To study the cause-specific prevalence of eye diseases causing bilateral visual impairment in Australian adults.


Two-site, population-based cross-sectional study.


Participants were aged 40 years and older and resident in their homes at the time of recruitment for the study. The study was conducted during 1992 through 1996.


The study uses a cluster stratified random sample of 4744 participants from two cohorts, urban, and rural Victoria. Participants completed a standardized interview and eye examination, including presenting and best-corrected visual acuity, visual fields, and dilated ocular examination.
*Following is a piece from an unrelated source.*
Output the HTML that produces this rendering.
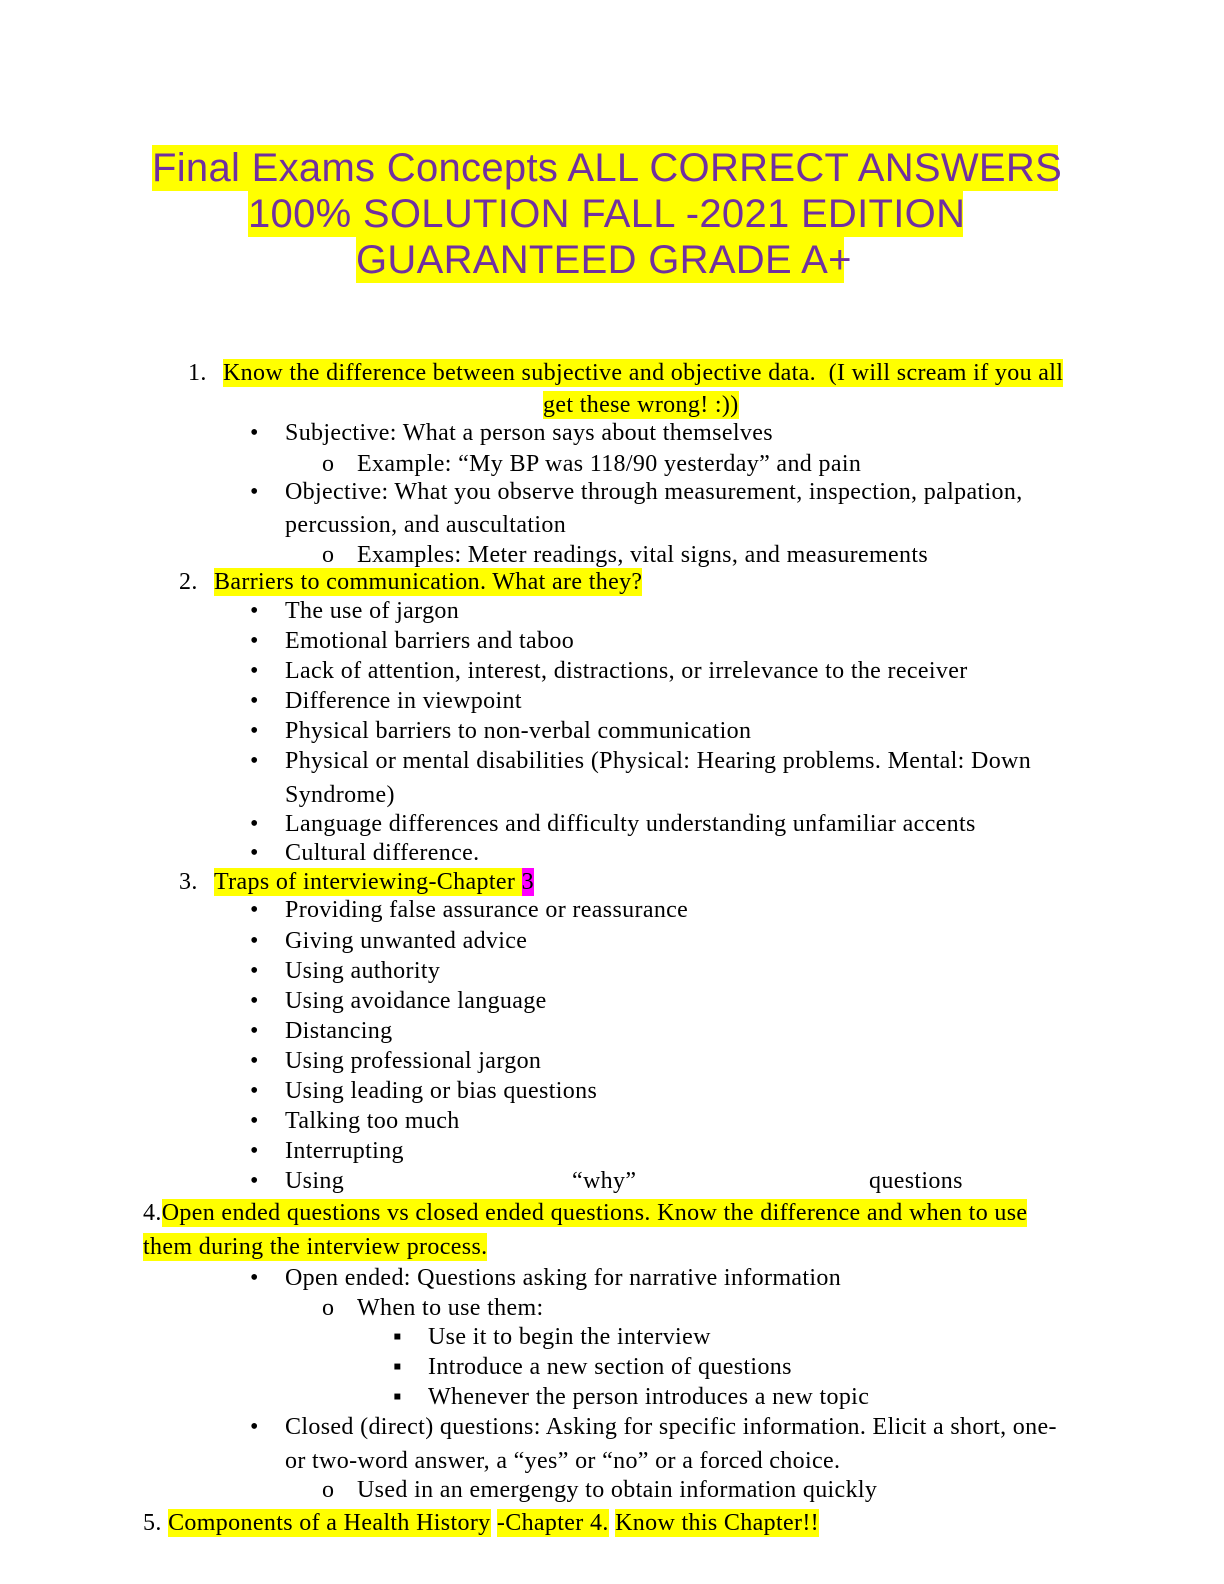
<!DOCTYPE html>
<html><head><meta charset="utf-8">
<style>
html,body{margin:0;padding:0;background:#fff;}
body{width:1224px;height:1584px;position:relative;overflow:hidden;}
.t{position:absolute;font-family:"Liberation Sans",sans-serif;font-size:40px;letter-spacing:0.3px;color:#7030A0;background:#ffff00;height:46px;line-height:46px;white-space:nowrap;margin-top:1px;}
.l{position:absolute;font-family:"Liberation Serif",serif;font-size:24px;letter-spacing:0.35px;color:#000;line-height:28px;height:28px;white-space:nowrap;margin-top:4px;}
.h{background:#ffff00;padding:1px 0;}
.m{background:#ff00ff;padding:1px 0;}
</style></head><body>
<div class="t" style="left:152px;top:144px;width:906px;text-align:center">Final Exams Concepts ALL CORRECT ANSWERS</div>
<div class="t" style="left:248px;top:190px;width:715px;text-align:center">100% SOLUTION FALL -2021 EDITION</div>
<div class="t" style="left:356px;top:236px;width:488px;text-align:center">GUARANTEED GRADE A+</div>

<div class="l" style="left:188px;top:355px">1.</div>
<div class="l" style="left:223px;top:355px"><span class="h">Know the difference between subjective and objective data.&nbsp; (I will scream if you all</span></div>
<div class="l" style="left:543px;top:387px"><span class="h">get these wrong! :))</span></div>
<div class="l" style="left:250px;top:415px">•</div><div class="l" style="left:285px;top:415px">Subjective: What a person says about themselves</div>
<div class="l" style="left:322px;top:446px">o</div><div class="l" style="left:357px;top:446px">Example: “My BP was 118/90 yesterday” and pain</div>
<div class="l" style="left:250px;top:474px">•</div><div class="l" style="left:285px;top:474px">Objective: What you observe through measurement, inspection, palpation,</div>
<div class="l" style="left:285px;top:507px">percussion, and auscultation</div>
<div class="l" style="left:322px;top:537px">o</div><div class="l" style="left:357px;top:537px">Examples: Meter readings, vital signs, and measurements</div>
<div class="l" style="left:179px;top:564px">2.</div><div class="l" style="left:214px;top:564px"><span class="h">Barriers to communication. What are they?</span></div>
<div class="l" style="left:250px;top:593px">•</div><div class="l" style="left:285px;top:593px">The use of jargon</div>
<div class="l" style="left:250px;top:623px">•</div><div class="l" style="left:285px;top:623px">Emotional barriers and taboo</div>
<div class="l" style="left:250px;top:653px">•</div><div class="l" style="left:285px;top:653px">Lack of attention, interest, distractions, or irrelevance to the receiver</div>
<div class="l" style="left:250px;top:683px">•</div><div class="l" style="left:285px;top:683px">Difference in viewpoint</div>
<div class="l" style="left:250px;top:713px">•</div><div class="l" style="left:285px;top:713px">Physical barriers to non-verbal communication</div>
<div class="l" style="left:250px;top:743px">•</div><div class="l" style="left:285px;top:743px">Physical or mental disabilities (Physical: Hearing problems. Mental: Down</div>
<div class="l" style="left:285px;top:777px">Syndrome)</div>
<div class="l" style="left:250px;top:806px">•</div><div class="l" style="left:285px;top:806px">Language differences and difficulty understanding unfamiliar accents</div>
<div class="l" style="left:250px;top:835px">•</div><div class="l" style="left:285px;top:835px">Cultural difference.</div>
<div class="l" style="left:179px;top:864px">3.</div><div class="l" style="left:214px;top:864px"><span class="h">Traps of interviewing-Chapter </span><span class="m">3</span></div>
<div class="l" style="left:250px;top:892px">•</div><div class="l" style="left:285px;top:892px">Providing false assurance or reassurance</div>
<div class="l" style="left:250px;top:923px">•</div><div class="l" style="left:285px;top:923px">Giving unwanted advice</div>
<div class="l" style="left:250px;top:953px">•</div><div class="l" style="left:285px;top:953px">Using authority</div>
<div class="l" style="left:250px;top:983px">•</div><div class="l" style="left:285px;top:983px">Using avoidance language</div>
<div class="l" style="left:250px;top:1013px">•</div><div class="l" style="left:285px;top:1013px">Distancing</div>
<div class="l" style="left:250px;top:1043px">•</div><div class="l" style="left:285px;top:1043px">Using professional jargon</div>
<div class="l" style="left:250px;top:1073px">•</div><div class="l" style="left:285px;top:1073px">Using leading or bias questions</div>
<div class="l" style="left:250px;top:1103px">•</div><div class="l" style="left:285px;top:1103px">Talking too much</div>
<div class="l" style="left:250px;top:1133px">•</div><div class="l" style="left:285px;top:1133px">Interrupting</div>
<div class="l" style="left:250px;top:1163px">•</div><div class="l" style="left:285px;top:1163px">Using</div>
<div class="l" style="left:572px;top:1163px">“why”</div>
<div class="l" style="left:869px;top:1163px">questions</div>
<div class="l" style="left:143px;top:1195px">4.<span class="h">Open ended questions vs closed ended questions. Know the difference and when to use</span></div>
<div class="l" style="left:143px;top:1229px"><span class="h">them during the interview process.</span></div>
<div class="l" style="left:250px;top:1260px">•</div><div class="l" style="left:285px;top:1260px">Open ended: Questions asking for narrative information</div>
<div class="l" style="left:322px;top:1290px">o</div><div class="l" style="left:357px;top:1290px">When to use them:</div>
<div class="l" style="left:393px;top:1319px">▪</div><div class="l" style="left:428px;top:1319px">Use it to begin the interview</div>
<div class="l" style="left:393px;top:1349px">▪</div><div class="l" style="left:428px;top:1349px">Introduce a new section of questions</div>
<div class="l" style="left:393px;top:1379px">▪</div><div class="l" style="left:428px;top:1379px">Whenever the person introduces a new topic</div>
<div class="l" style="left:250px;top:1409px">•</div><div class="l" style="left:285px;top:1409px">Closed (direct) questions: Asking for specific information. Elicit a short, one-</div>
<div class="l" style="left:285px;top:1443px">or two-word answer, a “yes” or “no” or a forced choice.</div>
<div class="l" style="left:322px;top:1472px">o</div><div class="l" style="left:357px;top:1472px">Used in an emergengy to obtain information quickly</div>
<div class="l" style="left:143px;top:1505px">5. <span class="h">Components of a Health History</span> <span class="h">-Chapter 4.</span> <span class="h">Know this Chapter!!</span></div>
</body></html>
The major cause of vision loss was identified for all participants found to be visually impaired. Population-based prevalence estimates are weighted to reflect the age and gender distribution of the two cohorts in Victoria.


Visual impairment was defined by four levels of severity on the basis of best-corrected visual acuity or visual field: <6/18 > or =6/60 and/or <20 degrees > or =10 degrees radius field, moderate vision impairment; severe vision impairment, <6/60 > or =3/60 and/or <10 degrees > or =5 degrees radius field; and profound vision impairment <3/60 and/or <5 degrees radius field. In addition, less-than-legal driving vision, <6/12 > or =6/18, and/or homonymous hemianopia were defined as mild vision impairment. In Australia, legal blindness includes severe and profound vision impairment.


The population-weighted prevalence of diseases causing less-than-legal driving or worse impairment in the better eye was 42.48/1000 (95% confidence interval [CI], 30.11, 54.86). Uncorrected refractive error was the most frequent cause of bilateral vision impairment, 24.68/1000 (95% CI, 16.12, 33.25), followed by age-related macular degeneration (AMD), 3.86/1000 (95% CI, 2.17, 5.55); other retinal diseases, 2.91/1000 (95% CI, 0.74, 5.08); other disorders, 2.80/1000 (95% CI, 1.17, 4.43); cataract, 2.57/1000 (95% CI, 1.38, 3.76); glaucoma, 2.32/1000 (95% CI, 0.72, 3.92); neuro-ophthalmic disorders, 1.80/1000 (95% CI, 0, 4.11); and diabetic retinopathy, 1.53/1000 (95% CI, 0.71, 2.36). The prevalence of legal blindness was 5.30/1000 (95% CI, 3.24, 7.36). Although not significantly different, the causes of legal blindness were uncorrected refractive errors, AMD, glaucoma, other retinal conditions, and other diseases.


Significant reduction of visual impairment may be attained with the application of current knowledge in refractive errors, diabetes mellitus, cataract, and glaucoma. Although easily preventable, uncorrected refractive error remains a major cause of vision impairment.